• **DATA PROVIDED**:
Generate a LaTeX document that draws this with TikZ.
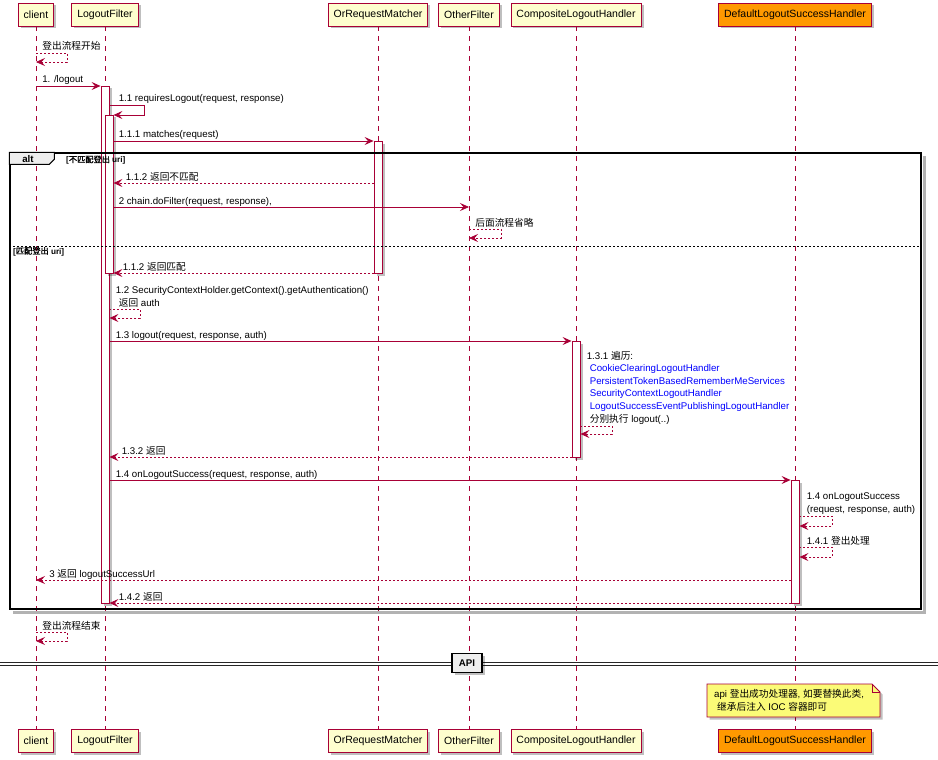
* * *
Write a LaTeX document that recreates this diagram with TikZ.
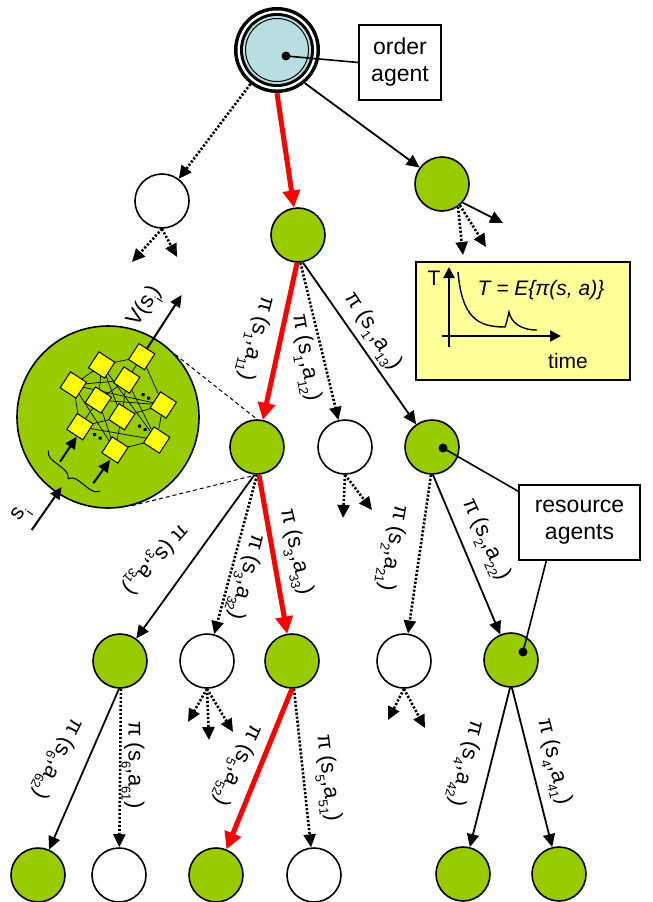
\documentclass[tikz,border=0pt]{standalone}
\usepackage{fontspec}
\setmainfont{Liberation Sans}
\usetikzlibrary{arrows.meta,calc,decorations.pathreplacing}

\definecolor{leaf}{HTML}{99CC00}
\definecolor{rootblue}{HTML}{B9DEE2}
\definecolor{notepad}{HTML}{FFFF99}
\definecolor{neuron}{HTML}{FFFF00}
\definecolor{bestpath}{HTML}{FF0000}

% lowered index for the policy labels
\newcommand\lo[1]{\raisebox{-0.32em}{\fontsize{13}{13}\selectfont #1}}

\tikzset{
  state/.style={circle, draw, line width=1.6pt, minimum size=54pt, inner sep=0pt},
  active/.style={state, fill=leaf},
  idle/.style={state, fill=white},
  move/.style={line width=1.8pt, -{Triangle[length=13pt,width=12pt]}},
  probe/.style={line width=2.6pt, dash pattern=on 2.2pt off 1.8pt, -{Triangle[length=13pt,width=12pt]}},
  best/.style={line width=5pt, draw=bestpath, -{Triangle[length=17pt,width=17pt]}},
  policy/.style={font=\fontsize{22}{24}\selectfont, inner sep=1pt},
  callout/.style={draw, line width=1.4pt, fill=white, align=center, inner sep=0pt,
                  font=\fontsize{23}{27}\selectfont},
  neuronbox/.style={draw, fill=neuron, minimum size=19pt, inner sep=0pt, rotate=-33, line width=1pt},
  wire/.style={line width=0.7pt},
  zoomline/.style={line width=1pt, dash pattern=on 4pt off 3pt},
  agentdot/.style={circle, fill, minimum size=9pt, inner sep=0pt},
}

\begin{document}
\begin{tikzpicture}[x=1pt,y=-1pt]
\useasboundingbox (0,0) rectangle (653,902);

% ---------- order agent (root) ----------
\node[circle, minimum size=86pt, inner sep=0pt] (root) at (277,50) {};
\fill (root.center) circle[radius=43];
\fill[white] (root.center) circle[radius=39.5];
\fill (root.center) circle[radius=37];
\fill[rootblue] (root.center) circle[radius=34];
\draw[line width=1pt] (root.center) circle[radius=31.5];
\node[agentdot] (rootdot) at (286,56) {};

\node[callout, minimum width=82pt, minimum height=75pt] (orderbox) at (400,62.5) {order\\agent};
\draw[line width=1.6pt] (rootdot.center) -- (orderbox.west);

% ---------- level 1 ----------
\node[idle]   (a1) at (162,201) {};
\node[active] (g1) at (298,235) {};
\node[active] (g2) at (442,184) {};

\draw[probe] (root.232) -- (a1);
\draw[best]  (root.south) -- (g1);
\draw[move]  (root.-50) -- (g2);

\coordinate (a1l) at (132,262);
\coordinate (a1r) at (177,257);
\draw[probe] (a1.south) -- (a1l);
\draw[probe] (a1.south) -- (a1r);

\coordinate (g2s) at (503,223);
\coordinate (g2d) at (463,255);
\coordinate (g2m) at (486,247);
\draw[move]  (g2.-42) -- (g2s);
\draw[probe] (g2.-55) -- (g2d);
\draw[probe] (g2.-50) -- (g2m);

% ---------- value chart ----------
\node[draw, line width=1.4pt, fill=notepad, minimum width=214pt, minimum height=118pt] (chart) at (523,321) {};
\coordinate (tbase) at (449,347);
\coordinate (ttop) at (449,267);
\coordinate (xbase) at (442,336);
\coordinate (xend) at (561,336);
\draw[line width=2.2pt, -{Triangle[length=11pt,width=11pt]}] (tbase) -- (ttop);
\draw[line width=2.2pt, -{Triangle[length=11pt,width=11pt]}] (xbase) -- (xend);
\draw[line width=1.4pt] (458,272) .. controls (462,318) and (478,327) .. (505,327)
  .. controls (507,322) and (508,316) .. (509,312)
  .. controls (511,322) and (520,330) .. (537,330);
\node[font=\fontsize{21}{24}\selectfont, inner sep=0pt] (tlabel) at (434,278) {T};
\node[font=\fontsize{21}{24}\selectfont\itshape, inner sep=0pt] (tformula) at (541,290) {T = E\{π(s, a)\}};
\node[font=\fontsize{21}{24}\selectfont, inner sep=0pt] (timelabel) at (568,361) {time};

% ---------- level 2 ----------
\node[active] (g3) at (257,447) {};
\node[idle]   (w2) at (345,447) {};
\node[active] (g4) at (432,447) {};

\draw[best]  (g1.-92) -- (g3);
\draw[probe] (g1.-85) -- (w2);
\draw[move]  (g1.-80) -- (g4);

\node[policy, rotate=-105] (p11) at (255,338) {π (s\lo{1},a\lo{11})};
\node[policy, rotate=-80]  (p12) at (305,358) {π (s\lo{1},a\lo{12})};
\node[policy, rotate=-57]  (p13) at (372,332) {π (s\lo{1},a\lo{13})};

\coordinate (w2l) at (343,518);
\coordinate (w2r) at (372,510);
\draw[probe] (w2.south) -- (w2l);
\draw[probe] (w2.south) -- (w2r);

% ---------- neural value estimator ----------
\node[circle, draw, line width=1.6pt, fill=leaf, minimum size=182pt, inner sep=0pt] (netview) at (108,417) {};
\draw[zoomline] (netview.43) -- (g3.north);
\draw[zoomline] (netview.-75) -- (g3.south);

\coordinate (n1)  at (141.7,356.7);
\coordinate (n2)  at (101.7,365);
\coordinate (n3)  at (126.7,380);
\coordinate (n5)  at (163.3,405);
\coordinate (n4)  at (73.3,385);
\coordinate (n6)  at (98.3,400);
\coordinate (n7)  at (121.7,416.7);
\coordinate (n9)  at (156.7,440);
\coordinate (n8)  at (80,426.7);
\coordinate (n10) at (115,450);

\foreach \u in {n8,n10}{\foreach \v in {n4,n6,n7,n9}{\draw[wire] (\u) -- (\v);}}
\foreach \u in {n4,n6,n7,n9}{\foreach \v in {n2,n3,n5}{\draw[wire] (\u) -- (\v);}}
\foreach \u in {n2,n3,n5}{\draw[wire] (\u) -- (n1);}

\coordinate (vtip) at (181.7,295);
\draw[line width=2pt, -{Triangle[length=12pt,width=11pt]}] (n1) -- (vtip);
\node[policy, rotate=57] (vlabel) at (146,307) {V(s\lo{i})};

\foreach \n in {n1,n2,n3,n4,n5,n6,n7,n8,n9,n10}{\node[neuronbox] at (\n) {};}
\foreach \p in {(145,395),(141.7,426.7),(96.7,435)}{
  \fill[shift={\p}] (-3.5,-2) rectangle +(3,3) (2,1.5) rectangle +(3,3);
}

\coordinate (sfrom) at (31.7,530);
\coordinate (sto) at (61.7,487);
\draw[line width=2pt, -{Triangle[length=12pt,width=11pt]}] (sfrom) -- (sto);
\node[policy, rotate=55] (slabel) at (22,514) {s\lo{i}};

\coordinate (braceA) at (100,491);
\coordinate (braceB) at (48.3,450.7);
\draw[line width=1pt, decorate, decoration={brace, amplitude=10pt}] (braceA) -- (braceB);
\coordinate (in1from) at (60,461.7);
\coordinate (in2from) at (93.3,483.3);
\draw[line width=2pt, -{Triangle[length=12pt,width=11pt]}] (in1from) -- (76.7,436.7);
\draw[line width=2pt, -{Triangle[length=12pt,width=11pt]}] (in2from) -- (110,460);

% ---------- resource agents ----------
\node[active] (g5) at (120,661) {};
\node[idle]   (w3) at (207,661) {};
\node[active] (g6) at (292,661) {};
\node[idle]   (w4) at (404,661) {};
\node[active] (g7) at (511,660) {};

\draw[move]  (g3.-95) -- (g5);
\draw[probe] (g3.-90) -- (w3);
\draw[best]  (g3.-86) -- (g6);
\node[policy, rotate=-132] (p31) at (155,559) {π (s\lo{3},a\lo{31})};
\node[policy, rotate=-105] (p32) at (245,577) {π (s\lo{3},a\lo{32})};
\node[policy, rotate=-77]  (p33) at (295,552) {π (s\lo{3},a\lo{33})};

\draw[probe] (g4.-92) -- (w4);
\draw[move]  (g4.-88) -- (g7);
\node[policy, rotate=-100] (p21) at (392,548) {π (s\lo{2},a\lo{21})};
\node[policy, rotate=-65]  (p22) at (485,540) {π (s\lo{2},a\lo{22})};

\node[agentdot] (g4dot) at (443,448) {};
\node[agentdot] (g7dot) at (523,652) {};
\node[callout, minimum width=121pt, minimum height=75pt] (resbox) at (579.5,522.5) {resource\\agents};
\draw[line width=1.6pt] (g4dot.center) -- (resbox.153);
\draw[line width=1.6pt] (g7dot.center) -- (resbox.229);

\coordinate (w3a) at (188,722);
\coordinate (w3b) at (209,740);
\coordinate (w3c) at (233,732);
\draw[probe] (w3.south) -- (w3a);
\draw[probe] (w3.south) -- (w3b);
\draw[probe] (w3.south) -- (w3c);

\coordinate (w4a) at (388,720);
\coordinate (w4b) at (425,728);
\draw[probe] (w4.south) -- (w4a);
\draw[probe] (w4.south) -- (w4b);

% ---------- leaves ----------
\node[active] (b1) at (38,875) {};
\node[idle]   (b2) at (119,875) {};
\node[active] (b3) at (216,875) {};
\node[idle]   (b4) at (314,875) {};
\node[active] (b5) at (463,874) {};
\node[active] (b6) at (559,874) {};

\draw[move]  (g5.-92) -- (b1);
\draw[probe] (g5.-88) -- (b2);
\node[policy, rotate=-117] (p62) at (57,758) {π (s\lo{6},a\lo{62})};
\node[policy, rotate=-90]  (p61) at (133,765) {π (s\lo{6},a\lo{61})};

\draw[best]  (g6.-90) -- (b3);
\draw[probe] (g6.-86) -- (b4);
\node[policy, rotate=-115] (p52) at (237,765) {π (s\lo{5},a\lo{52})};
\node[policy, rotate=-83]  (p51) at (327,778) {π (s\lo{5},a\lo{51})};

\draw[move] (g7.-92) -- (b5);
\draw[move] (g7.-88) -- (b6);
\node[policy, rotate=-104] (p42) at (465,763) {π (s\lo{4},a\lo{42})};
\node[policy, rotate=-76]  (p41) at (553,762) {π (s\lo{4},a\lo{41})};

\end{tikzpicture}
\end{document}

• **TASK DIRECTIONS**:
Locate the word "this" in the records above, and return each line that has it.

• **RESULT OF THE TASK**:
Generate a LaTeX document that draws this with TikZ.
Write a LaTeX document that recreates this diagram with TikZ.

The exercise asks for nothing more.